The 10th anniversary meeting of the World Pharmacopoeias was hosted by WHO this month. Over 50 national and regional pharmacopoeial authorities committed to strengthen their cooperation. This should ensure that quality standards for medical products are available and respected across borders, thereby improving public health outcomes for patients.

Pharmacopoeias set the standards for the quality of medical products so that manufacturers can produce medicines and vaccines that work appropriately without harming patients. To ensure that manufacturers comply with those standards, medical products regulators then assess the products against the standards set before they allow them onto markets and in health facilities.

A concrete step towards strengthened cooperation has been the development of a rapid alert system to exchange information and take urgent action during health emergencies.
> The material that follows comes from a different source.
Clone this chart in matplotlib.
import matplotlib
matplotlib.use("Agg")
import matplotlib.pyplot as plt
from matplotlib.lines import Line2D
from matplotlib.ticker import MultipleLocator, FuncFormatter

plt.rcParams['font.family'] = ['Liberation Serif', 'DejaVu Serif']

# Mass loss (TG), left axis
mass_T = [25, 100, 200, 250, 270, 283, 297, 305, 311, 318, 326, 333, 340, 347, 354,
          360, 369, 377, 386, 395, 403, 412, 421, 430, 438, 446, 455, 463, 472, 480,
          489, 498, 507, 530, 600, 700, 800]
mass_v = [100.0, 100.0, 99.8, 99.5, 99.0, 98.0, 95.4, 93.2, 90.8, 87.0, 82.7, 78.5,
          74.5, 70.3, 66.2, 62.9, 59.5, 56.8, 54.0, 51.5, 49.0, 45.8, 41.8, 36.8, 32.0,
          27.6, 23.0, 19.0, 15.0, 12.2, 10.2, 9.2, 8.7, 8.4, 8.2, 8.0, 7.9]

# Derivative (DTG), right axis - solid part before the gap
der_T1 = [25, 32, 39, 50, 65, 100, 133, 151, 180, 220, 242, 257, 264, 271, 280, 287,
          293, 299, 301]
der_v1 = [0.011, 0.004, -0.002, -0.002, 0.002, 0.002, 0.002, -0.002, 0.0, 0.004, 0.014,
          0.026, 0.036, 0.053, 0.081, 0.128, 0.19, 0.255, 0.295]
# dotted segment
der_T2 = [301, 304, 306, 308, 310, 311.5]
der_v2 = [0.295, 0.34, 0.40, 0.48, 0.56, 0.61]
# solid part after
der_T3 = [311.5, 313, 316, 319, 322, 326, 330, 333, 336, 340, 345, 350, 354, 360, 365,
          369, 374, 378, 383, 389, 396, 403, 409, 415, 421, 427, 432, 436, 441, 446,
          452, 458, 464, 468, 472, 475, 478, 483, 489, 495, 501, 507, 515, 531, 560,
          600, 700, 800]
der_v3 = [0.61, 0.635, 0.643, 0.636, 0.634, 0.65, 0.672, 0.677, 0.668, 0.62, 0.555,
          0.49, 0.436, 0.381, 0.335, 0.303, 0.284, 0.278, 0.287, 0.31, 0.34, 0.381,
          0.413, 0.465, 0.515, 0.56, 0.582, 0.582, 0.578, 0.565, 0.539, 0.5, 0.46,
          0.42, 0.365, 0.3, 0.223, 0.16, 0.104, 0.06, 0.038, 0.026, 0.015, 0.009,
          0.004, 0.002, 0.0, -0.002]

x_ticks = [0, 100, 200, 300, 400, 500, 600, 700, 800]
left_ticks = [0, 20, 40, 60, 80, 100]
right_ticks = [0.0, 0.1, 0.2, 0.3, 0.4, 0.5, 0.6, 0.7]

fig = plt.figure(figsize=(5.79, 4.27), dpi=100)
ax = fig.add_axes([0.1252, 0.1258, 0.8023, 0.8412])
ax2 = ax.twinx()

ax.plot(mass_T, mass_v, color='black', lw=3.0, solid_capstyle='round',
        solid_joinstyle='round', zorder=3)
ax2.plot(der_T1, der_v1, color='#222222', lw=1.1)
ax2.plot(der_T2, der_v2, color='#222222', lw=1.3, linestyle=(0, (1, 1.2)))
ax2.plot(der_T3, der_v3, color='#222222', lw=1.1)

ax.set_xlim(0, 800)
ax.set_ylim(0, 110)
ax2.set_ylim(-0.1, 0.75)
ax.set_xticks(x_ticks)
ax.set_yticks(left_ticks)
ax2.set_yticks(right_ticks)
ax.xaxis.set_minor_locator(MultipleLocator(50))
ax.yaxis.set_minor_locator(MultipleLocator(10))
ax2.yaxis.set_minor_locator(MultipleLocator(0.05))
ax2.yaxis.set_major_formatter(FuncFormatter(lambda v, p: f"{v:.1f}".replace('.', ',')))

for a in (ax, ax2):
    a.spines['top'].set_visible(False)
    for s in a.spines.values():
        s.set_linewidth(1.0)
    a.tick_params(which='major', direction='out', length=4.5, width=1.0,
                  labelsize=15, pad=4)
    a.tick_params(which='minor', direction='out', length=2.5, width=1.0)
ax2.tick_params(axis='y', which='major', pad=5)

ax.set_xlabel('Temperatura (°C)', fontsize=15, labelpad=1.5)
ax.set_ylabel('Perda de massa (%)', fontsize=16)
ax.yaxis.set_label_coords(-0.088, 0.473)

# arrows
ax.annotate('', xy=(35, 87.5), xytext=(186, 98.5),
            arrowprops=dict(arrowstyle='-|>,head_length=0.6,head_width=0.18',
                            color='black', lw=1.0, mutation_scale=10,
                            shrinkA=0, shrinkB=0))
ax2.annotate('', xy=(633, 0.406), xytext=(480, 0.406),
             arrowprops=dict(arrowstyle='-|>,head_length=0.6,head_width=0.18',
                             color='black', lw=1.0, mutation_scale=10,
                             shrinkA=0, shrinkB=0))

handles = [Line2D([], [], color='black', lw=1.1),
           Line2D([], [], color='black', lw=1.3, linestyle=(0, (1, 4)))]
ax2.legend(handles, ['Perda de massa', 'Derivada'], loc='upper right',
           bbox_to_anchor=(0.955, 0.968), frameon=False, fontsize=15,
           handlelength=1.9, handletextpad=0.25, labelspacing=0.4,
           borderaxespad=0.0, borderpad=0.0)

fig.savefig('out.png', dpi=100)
The European Pharmacopoeia shared background information on a recent incident related to the contamination of a specific family of anti-hypertensive medicines (sartans) which had affected worldwide supplies of these medicines and outlined measures it had taken to introduce rigorous control of such impurities, thereby limiting further damage to patients. The contaminants were substances (nitrosamines) known as potentially carcinogenic for humans.
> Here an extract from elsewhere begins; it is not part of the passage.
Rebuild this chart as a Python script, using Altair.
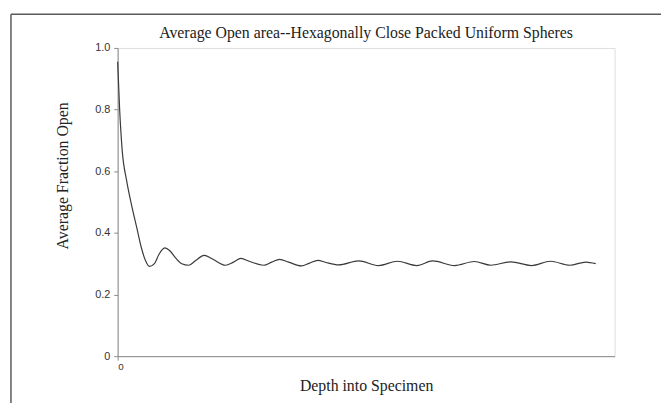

Ways and modalities for collaboration are currently being established and a white paper will explain the role and added value of pharmacopoeias in the health system.

The meeting also saw the publication of a new web site hosted by WHO that provides an index of world pharmacopoeias and relevant authorities, links to good pharmacopoeial practices and to reference standards: International Meetings of World Pharmacopoeias

“The fact that the largest pharmacopoeias were present - including from Brazil, China, Europe, India, Indonesia, Japan, Russia and USA - is testimony to the fact that global cooperation is very much on everyone’s agenda,” said Dr Mariângela Simão, WHO Assistant Director General for access to medical products. “This is good news because access to safe and effective medicines in a globalized economy can only occur when manufacture, storage and distribution follow unified and rigorous quality standards.”

WHO will continue providing secretarial assistance to this unique platform for national and regional pharmacopoeias to share knowledge and cooperate for the benefit of public health.